IMF officials postponed a weekend trip to Brasilia because officials feel they need more time to prepare for direct negotiations with the Brazilians. Teresa Ter-Minassian, deputy director of the IMF's Western Hemisphere Department, will probably lead the team to Brazil and expects to go there in the near future, an IMF spokesman said. Brazilian officials have said their agreement with the IMF will need to be revised in light of the new foreign-exchange policy, which allows the real to trade freely against major currencies.

Most economists think things here could get worse before they get better. Consider the central bank's effort Friday to sell $175 million in real-denominated notes. Even though those notes pay 12% to 14% and are tied to the dollar exchange rate -- and are therefore unaffected by currency fluctuations -- the government sold only $120 million of those notes.

More Cold Water

Interest rates, too, are more likely to climb in a stepped-up defense of the real, throwing even more cold water on an economy in deep recession. On local futures markets, the rate at which the central bank lends overnight funds to other banks is seen climbing from 32.5% at present to over 34% next month and 58.41% in March before falling to 52.51% in April. Present overnight rates translate into rates of over 200% on many small consumer loans. In Brasilia, congressmen are threatening retribution against President Fernando Henrique Cardoso and his economic team if rates don't begin to fall in the next three months.

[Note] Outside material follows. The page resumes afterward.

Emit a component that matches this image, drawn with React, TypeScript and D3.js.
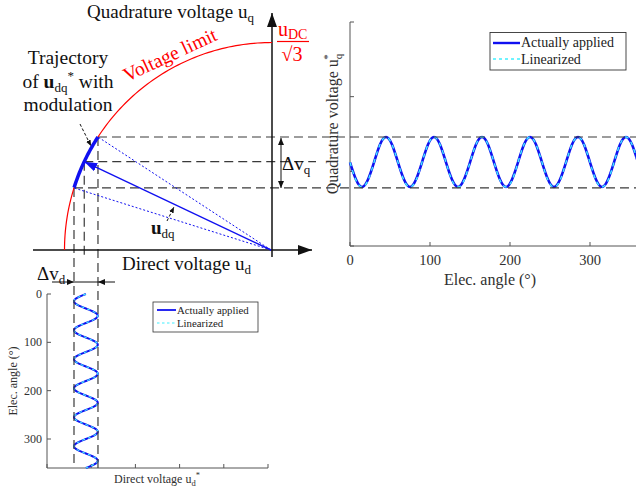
import React from 'react'
import * as d3 from 'd3'

// electrical angle samples (deg), shared by both plots
const angles = [0, 7.5, 15, 22.5, 30, 37.5, 45, 52.5, 60, 67.5, 75, 82.5, 90, 97.5, 105, 112.5, 120, 127.5, 135, 142.5, 150, 157.5, 165, 172.5, 180, 187.5, 195, 202.5, 210, 217.5, 225, 232.5, 240, 247.5, 255, 262.5, 270, 277.5, 285, 292.5, 300, 307.5, 315, 322.5, 330, 337.5, 345, 352.5, 360]

// quadrature voltage u_q*
const uqApplied = [1.12, 0.89, 0.79, 0.89, 1.12, 1.36, 1.46, 1.36, 1.12, 0.89, 0.79, 0.89, 1.12, 1.36, 1.46, 1.36, 1.12, 0.89, 0.79, 0.89, 1.12, 1.36, 1.46, 1.36, 1.12, 0.89, 0.79, 0.89, 1.12, 1.36, 1.46, 1.36, 1.12, 0.89, 0.79, 0.89, 1.12, 1.36, 1.46, 1.36, 1.12, 0.89, 0.79, 0.89, 1.12, 1.36, 1.46, 1.36, 1.12]
const uqLinearized = [1.12, 0.88, 0.79, 0.88, 1.12, 1.36, 1.46, 1.36, 1.12, 0.88, 0.79, 0.88, 1.12, 1.36, 1.46, 1.36, 1.12, 0.88, 0.79, 0.88, 1.12, 1.36, 1.46, 1.36, 1.12, 0.88, 0.79, 0.88, 1.12, 1.36, 1.46, 1.36, 1.12, 0.88, 0.79, 0.88, 1.12, 1.36, 1.46, 1.36, 1.12, 0.88, 0.79, 0.88, 1.12, 1.36, 1.46, 1.36, 1.12]

// direct voltage u_d*
const udApplied = [0.88, 0.69, 0.61, 0.69, 0.88, 1.07, 1.15, 1.07, 0.88, 0.69, 0.61, 0.69, 0.88, 1.07, 1.15, 1.07, 0.88, 0.69, 0.61, 0.69, 0.88, 1.07, 1.15, 1.07, 0.88, 0.69, 0.61, 0.69, 0.88, 1.07, 1.15, 1.07, 0.88, 0.69, 0.61, 0.69, 0.88, 1.07, 1.15, 1.07, 0.88, 0.69, 0.61, 0.69, 0.88, 1.07, 1.15, 1.07, 0.88]
const udLinearized = [0.88, 0.69, 0.61, 0.69, 0.88, 1.07, 1.15, 1.07, 0.88, 0.69, 0.61, 0.69, 0.88, 1.07, 1.15, 1.07, 0.88, 0.69, 0.61, 0.69, 0.88, 1.07, 1.15, 1.07, 0.88, 0.69, 0.61, 0.69, 0.88, 1.07, 1.15, 1.07, 0.88, 0.69, 0.61, 0.69, 0.88, 1.07, 1.15, 1.07, 0.88, 0.69, 0.61, 0.69, 0.88, 1.07, 1.15, 1.07, 0.88]

const angleTicks = [0, 100, 200, 300]
const uqTicks = [0, 1, 2, 3]
const udTicks = [0, 1, 2, 3, 4, 5]

// phasor diagram: angle of u_dq* on the voltage limit (deg) - upper, mean, lower
const trajectoryDeg = [147, 154.8, 162.6]
const limitDeg = [90, 180]

const seriesNames = ['Actually applied', 'Linearized']

const FONT = '"Liberation Serif", "Times New Roman", serif'
const BLUE = '#1010f0'
const CYAN = '#40f0ff'
const AX = '#555'
const TXT = '#303030'
const DASH = '#3a3a3a'

export default function App() {
  // right plot
  const xR = d3.scaleLinear().domain([0, 360]).range([350, 638])
  const yR = d3.scaleLinear().domain([0, 3]).range([246, 22])
  const lineR = d3.line<number>()
    .x((_, i) => xR(angles[i]))
    .y(d => yR(d))
    .curve(d3.curveNatural)

  // bottom plot
  const xB = d3.scaleLinear().domain([0, 5]).range([47, 268])
  const yB = d3.scaleLinear().domain([0, 360]).range([294, 468])
  const lineB = d3.line<number>()
    .x(d => xB(d))
    .y((_, i) => yB(angles[i]))
    .curve(d3.curveNatural)

  // phasor diagram, unit radius = u_DC/sqrt(3)
  const xD = d3.scaleLinear().domain([-1, 0]).range([64.5, 272])
  const yD = d3.scaleLinear().domain([0, 1]).range([250, 42.5])
  const pt = (deg: number): [number, number] => {
    const a = deg * Math.PI / 180
    return [xD(Math.cos(a)), yD(Math.sin(a))]
  }
  const O: [number, number] = [xD(0) - 1, yD(0)]
  const [B, M, A] = trajectoryDeg.map(pt)
  const arcLine = d3.line()
  const limitPath = arcLine(d3.range(limitDeg[0], limitDeg[1] + 0.01, 1).map(pt)) || ''
  const trajPath = arcLine(d3.range(trajectoryDeg[0], trajectoryDeg[2] + 0.01, 0.5).map(pt)) || ''

  return (
    <svg width={636} height={493} fontFamily={FONT}
      style={{ position: 'absolute', left: 0, top: 0, background: '#fff' }}>
      <defs>
        <marker id="axHead" markerUnits="userSpaceOnUse" markerWidth={14} markerHeight={10}
          refX={14} refY={5} orient="auto">
          <path d="M0,0 L14,5 L0,10 z" fill="#111" />
        </marker>
        <marker id="blueHead" markerUnits="userSpaceOnUse" markerWidth={13} markerHeight={9}
          refX={13} refY={4.5} orient="auto">
          <path d="M0,0 L13,4.5 L0,9 z" fill={BLUE} />
        </marker>
        <marker id="smallHead" markerUnits="userSpaceOnUse" markerWidth={6} markerHeight={5}
          refX={6} refY={2.5} orient="auto">
          <path d="M0,0 L6,2.5 L0,5 z" fill="#111" />
        </marker>
        <marker id="dHead" markerUnits="userSpaceOnUse" markerWidth={7} markerHeight={6}
          refX={7} refY={3} orient="auto-start-reverse">
          <path d="M0,0 L7,3 L0,6 z" fill="#111" />
        </marker>
      </defs>

      {/* ---------- right plot ---------- */}
      <g>
        <line x1={350} y1={yR(3)} x2={350} y2={246} stroke={AX} strokeWidth={1} />
        <line x1={350} y1={246} x2={636} y2={246} stroke={AX} strokeWidth={1} />
        {uqTicks.map(t => (
          <line key={'yt' + t} x1={350} x2={354} y1={yR(t)} y2={yR(t)} stroke={AX} />
        ))}
        {angleTicks.map(t => (
          <g key={'xt' + t}>
            <line x1={xR(t)} x2={xR(t)} y1={246} y2={242} stroke={AX} />
            <text x={xR(t)} y={265} textAnchor="middle" fontSize={14.5} fill={TXT}>{t}</text>
          </g>
        ))}
        <text x={490} y={285} textAnchor="middle" fontSize={16} fill={TXT}>Elec. angle (°)</text>
        <text transform="translate(338,124) rotate(-90)" textAnchor="middle" fontSize={16} fill={TXT}>
          Quadrature voltage u<tspan fontSize={11} dy={4}>q</tspan><tspan fontSize={11} dx={-6} dy={-11}>*</tspan>
        </text>
        <path d={lineR(uqApplied) || ''} fill="none" stroke={BLUE} strokeWidth={2.6} />
        <path d={lineR(uqLinearized) || ''} fill="none" stroke={CYAN} strokeWidth={1.4} strokeDasharray="4,4" />

        <rect x={490} y={32.5} width={136} height={37.5} fill="#fff" stroke="#333" strokeWidth={0.9} />
        <line x1={493} x2={520} y1={43} y2={43} stroke={BLUE} strokeWidth={2.4} />
        <text x={521} y={47} fontSize={14} fill="#222">{seriesNames[0]}</text>
        <line x1={493} x2={520} y1={59} y2={59} stroke={CYAN} strokeWidth={1.4} strokeDasharray="3,3" />
        <text x={521} y={64} fontSize={14} fill="#222">{seriesNames[1]}</text>
      </g>

      {/* ---------- bottom plot ---------- */}
      <g>
        <line x1={47} y1={294} x2={47} y2={468} stroke={AX} />
        <line x1={47} y1={468} x2={268} y2={468} stroke={AX} />
        {angleTicks.map(t => (
          <g key={'byt' + t}>
            <line x1={47} x2={51} y1={yB(t)} y2={yB(t)} stroke={AX} />
            <text x={42} y={yB(t) + 4} textAnchor="end" fontSize={12} fill={TXT}>{t}</text>
          </g>
        ))}
        {udTicks.map(t => (
          <line key={'bxt' + t} x1={xB(t)} x2={xB(t)} y1={468} y2={464} stroke={AX} />
        ))}
        <text x={157} y={483} textAnchor="middle" fontSize={12} fill={TXT}>
          Direct voltage u<tspan fontSize={8.5} dy={3}>d</tspan><tspan fontSize={8.5} dy={-8}>*</tspan>
        </text>
        <text transform="translate(17,381) rotate(-90)" textAnchor="middle" fontSize={12} fill={TXT}>
          Elec. angle (°)
        </text>
        <path d={lineB(udApplied) || ''} fill="none" stroke={BLUE} strokeWidth={2} />
        <path d={lineB(udLinearized) || ''} fill="none" stroke={CYAN} strokeWidth={1.1} strokeDasharray="3,3" />

        <rect x={153} y={302} width={105} height={30} fill="#fff" stroke="#333" strokeWidth={0.8} />
        <line x1={157} x2={176} y1={310} y2={310} stroke={BLUE} strokeWidth={1.8} />
        <text x={177} y={313.5} fontSize={10.8} fill="#222">{seriesNames[0]}</text>
        <line x1={157} x2={176} y1={323} y2={323} stroke={CYAN} strokeWidth={1.1} strokeDasharray="2.5,2.5" />
        <text x={177} y={327} fontSize={10.8} fill="#222">{seriesNames[1]}</text>
      </g>

      {/* ---------- phasor diagram ---------- */}
      <g>
        {/* projections */}
        <line x1={B[0]} y1={B[1]} x2={636} y2={B[1]} stroke={DASH} strokeWidth={1.2} strokeDasharray="9,5" />
        <line x1={A[0]} y1={A[1]} x2={636} y2={A[1]} stroke={DASH} strokeWidth={1.2} strokeDasharray="9,5" />
        <line x1={M[0]} y1={M[1]} x2={316} y2={M[1]} stroke={DASH} strokeWidth={1.2} strokeDasharray="9,5" />
        <line x1={A[0]} y1={A[1]} x2={A[0]} y2={468} stroke={DASH} strokeWidth={1.2} strokeDasharray="9,5" />
        <line x1={B[0]} y1={B[1]} x2={B[0]} y2={468} stroke={DASH} strokeWidth={1.2} strokeDasharray="9,5" />
        <line x1={M[0]} y1={M[1]} x2={M[0]} y2={257} stroke={DASH} strokeWidth={1.2} strokeDasharray="9,5" />

        {/* axes */}
        <line x1={33} y1={O[1]} x2={312} y2={O[1]} stroke="#111" strokeWidth={1.5} markerEnd="url(#axHead)" />
        <line x1={xD(0)} y1={257} x2={xD(0)} y2={13} stroke="#111" strokeWidth={1.5} markerEnd="url(#axHead)" />

        {/* voltage limit */}
        <path d={limitPath} fill="none" stroke="#f00" strokeWidth={1.2} />

        {/* vectors */}
        <line x1={O[0]} y1={O[1]} x2={B[0]} y2={B[1]} stroke={BLUE} strokeWidth={1} strokeDasharray="2,2" />
        <line x1={O[0]} y1={O[1]} x2={A[0]} y2={A[1]} stroke={BLUE} strokeWidth={1} strokeDasharray="2,2" />
        <line x1={O[0]} y1={O[1]} x2={M[0]} y2={M[1]} stroke={BLUE} strokeWidth={1.4} markerEnd="url(#blueHead)" />
        <path d={trajPath} fill="none" stroke={BLUE} strokeWidth={3.5} />

        {/* pointers */}
        <line x1={80} y1={124} x2={91} y2={146} stroke="#111" strokeWidth={1} strokeDasharray="3,2" markerEnd="url(#smallHead)" />
        <line x1={167} y1={221} x2={174} y2={207} stroke="#111" strokeWidth={1} strokeDasharray="3,2" markerEnd="url(#smallHead)" />

        {/* delta arrows */}
        <line x1={281} y1={B[1] + 1} x2={281} y2={A[1]} stroke="#111" strokeWidth={1}
          markerStart="url(#dHead)" markerEnd="url(#dHead)" />
        <line x1={52} y1={282} x2={A[0]} y2={282} stroke="#111" strokeWidth={1} markerEnd="url(#dHead)" />
        <line x1={A[0]} y1={282} x2={B[0]} y2={282} stroke="#111" strokeWidth={1} />
        <line x1={115} y1={282} x2={B[0]} y2={282} stroke="#111" strokeWidth={1} markerEnd="url(#dHead)" />

        {/* labels */}
        <text x={87} y={18} fontSize={19} fill="#111">
          Quadrature voltage u<tspan fontSize={13} dy={4}>q</tspan>
        </text>
        <text x={122} y={270} fontSize={19} fill="#111">
          Direct voltage u<tspan fontSize={13} dy={4}>d</tspan>
        </text>
        <text transform="translate(127,82) rotate(-25)" fontSize={19.5} fill="#f00">Voltage limit</text>

        <text x={278} y={36} fontSize={20} fill="#f00">
          u<tspan fontSize={14} dy={3}>DC</tspan>
        </text>
        <line x1={277} x2={309} y1={41.5} y2={41.5} stroke="#f00" strokeWidth={1.2} />
        <text x={292} y={61} textAnchor="middle" fontSize={20} fill="#f00">√3</text>

        <text x={68} y={64} textAnchor="middle" fontSize={19.5} fill="#111">Trajectory</text>
        <text x={68} y={88} textAnchor="middle" fontSize={19.5} fill="#111">
          of <tspan fontWeight="bold">u</tspan><tspan fontSize={13} dy={4}>dq</tspan><tspan fontSize={13} dy={-12}>*</tspan><tspan dy={8}> with</tspan>
        </text>
        <text x={68} y={111} textAnchor="middle" fontSize={19.5} fill="#111">modulation</text>

        <text x={151} y={234} fontSize={19} fill="#111">
          <tspan fontWeight="bold">u</tspan><tspan fontSize={13} dy={4}>dq</tspan>
        </text>
        <text x={282} y={170} fontSize={19} fill="#111">
          Δv<tspan fontSize={13} dy={4}>q</tspan>
        </text>
        <text x={37} y={280} fontSize={19} fill="#111">
          Δv<tspan fontSize={13} dy={4}>d</tspan>
        </text>
      </g>
    </svg>
  )
}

In the meantime, market observers said it appears the central bank is hoping to keep the real trading somewhere around its present level. Were it to fall much further, they said, prices could begin a precipitous climb. "Inflation will increase a little from last year's 1% to 1.5%, but it all depends at which exchange rate the real will bottom out," Finance Minister Pedro Malan said in a television interview Friday. Most economists point to inflation of 10% this year, though prices for some goods have already risen more than that.

Friday, Brazil's Bovespa stock-market index fell 1.8%, helping to roil trading overseas and marking its second decline after four sessions of spectacular gains in local currency terms. Markets Monday should be relatively quiet owing to a state holiday in Sao Paulo.